Ingredients for 1 servings:
- 150 g butter, soft
- 80 g sugar
- 1 packet of vanilla sugar
- some salt
- 6 egg yolks
- 150 g flour
- 1 tsp baking powder
- 150 g hazelnuts, chopped
- 200 g dates
- 200 g cake icing, cocoa
Instructions
Working time approx. 50 minutes; Total time approx. 50 minutes
Specialty from Genoa
Place the butter, sugar, vanilla sugar, salt, and egg yolks in a bowl. Beat everything with the whisk attachment of a hand mixer until fluffy. Sift in the flour and baking powder. Stir in the hazelnuts and 3 tablespoons of water. Preheat the oven to 175°C. Line a baking tray with baking paper. Cut the dates lengthwise, remove the stones, cut crosswise into thin strips, and stir into the batter.
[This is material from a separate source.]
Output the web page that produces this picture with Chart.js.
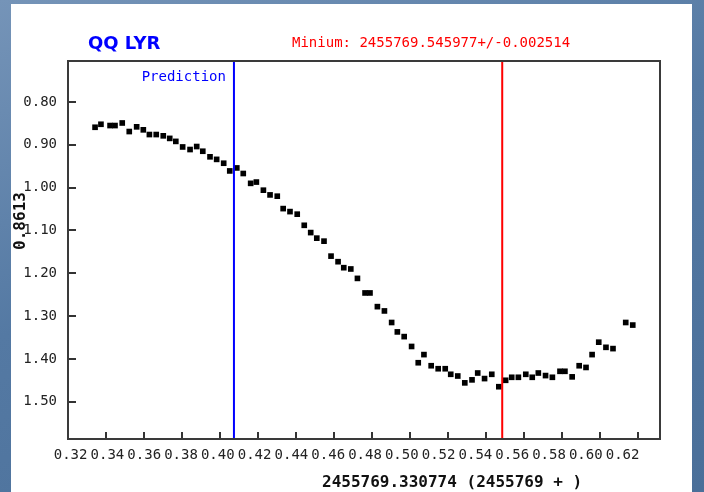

Spread the batter on the tray, about 1-1.5 cm thick, and smooth it out with a knife. Bake in the middle of the oven for about 15 minutes. Let it cool, then cut the pastry into triangles and remove them from the tray. Chop the glaze into small pieces. Melt it in a small saucepan over hot water while stirring continuously. Dip the three tips of the date wedges, one after the other, into the glaze and let them dry for 30 minutes.